LLVM parsers for popular languages? - Python, Rust, Go

IIRC when LLVM came out a bunch of community-contributed parsers were available on your website.

Essentially I want to read in a programming language, prune the AST until it contains only what I define as a “summary”, then convert that AST to that of another language, before finally outputting [code-generating] a compilable/interpretable source [think boilerplate].

Would be good to have Python, Rust and Go.

Are there any LLVM parsers around for these popular languages? - I can write my own, but then I’d need to maintain them against the latest language specs >.<

Thanks for all suggestions

Typically, the AST is language-specific [as concepts in one language often doesn’t exist at all in another language, e.g. Python List and Dictionaries don’t exist in C], so outputting it as “another language” is not always easy (or even possible without much infrastructure in the target language).

I also have absolutely no idea what you mean by “Summary” - I expect you mean the essential parts of the code, minus error checking and such, but I have a hard time understanding how you differentiate between the algorithm’s essential parts, and “unnecessary error checks” [unless your code understands the algorithm, but then you could just as well write a program that outputs various algorithms in different languages, which would be easier than taking in source in one language and output it in another language].


Alec Taylor <alec.taylor6 <at> gmail.com> writes:

Would be good to have Python, Rust and Go.Are there any LLVM parsers
around for these popular languages?

A programming language is much more than a parser and AST. It has
specific semantics, and a runtime (in the case of Python, the runtime is
very large as it hosts a lot of functionality).

So it wouldn't make much sense to have "just a parser".

However, if you are looking for an implementation of a subset of Python
using LLVM, you can take a look at Numba: http://numba.pydata.org/

(disclaimer: I am part of the Numba team)



Thanks, happy to of confirmed.

With that in mind, will use the AST modules provided by the languages (with the exception of libclang for C++).

Antoine: Am aware of Numba, nice job there BTW. So is there a [decoupled] LLVM parser which I can use to read Python files and analyse objects (including computing their attributes in OO and setattr scenarios)?

Alec Taylor <alec.taylor6 <at> gmail.com> writes:

So is there a [decoupled] LLVM parser which I can use to read Python files

and analyse objects (including computing their attributes in OO and setattr

There isn't. We simply let Python parse the JITted code itself. The parser
is written in C, and is in the CPython code base. If you want to tinker
with that, there is a doc at https://docs.python.org/devguide/compiler.html



No worries, I think the ast module will suffice for now.

There is also the Pyston project from Dropbox.

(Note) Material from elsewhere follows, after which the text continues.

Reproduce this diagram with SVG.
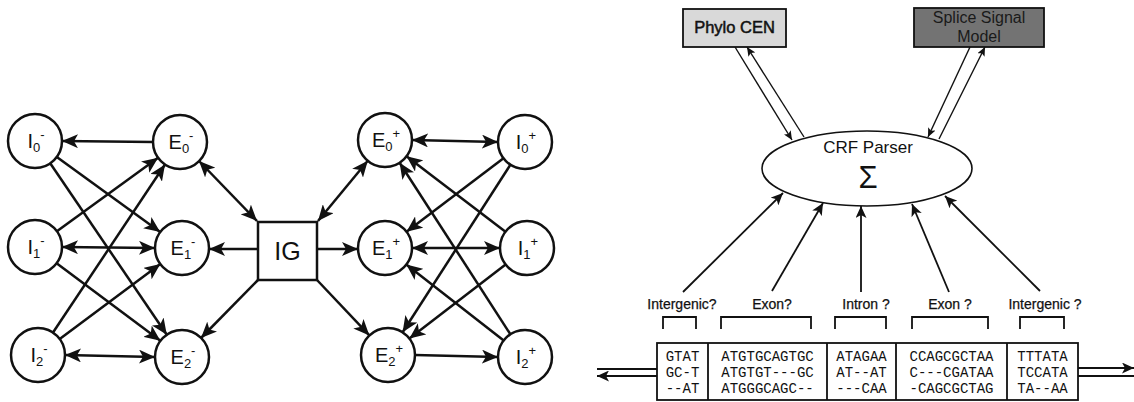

Presumably that includes a Python parser.

I’m not affiliated with the project.

Yep we have our own parser and we would love to see other people use it. When we looked around at some other Python parsers we didn’t feel like any of them were easy to extract and use on their own, so we wrote our own and I think were able to keep ours well-separated. There are some things that make parsing Python somewhat difficult to do in a fully project-agnostic way: any syntax errors usually get thrown as user-level exceptions, you probably don’t want to encode the full set of unicode character names into your parser to handle u"\N{POUND SIGN}", and the parser has to support calling back into Python code for supporting custom encodings requested via “# coding” lines.

I think we’ve done a decent job factoring those things out (they get provided by your project via callbacks), but you do have to provide those features or avoid parsing code that would need them. If you can get the job done by working in Python using the ast module, I would recommend that.

Thanks, that looks like an interesting project. How do I build it?

I’ve tried:

$ cd libpypa && mkdir build && cd $_ && cmake … -G ‘Unix Makefiles’ && make

But that didn’t give me the parser-test binary for experimenting with (as per your README usage).

Hmm I’m not sure; might be best to have the discussion at https://gitter.im/vinzenz/libpypa where you can reach the parser’s author.

Perfect, a 20 minutes after joining and everything is working. Will experiment with this option, otherwise will just use the Python ast module and see how far that takes me.

With Go I’ll probably just use their AST module, and I’ll wait a while for Rust (spoke to the guys on IRC, it’s somewhere on their roadmap).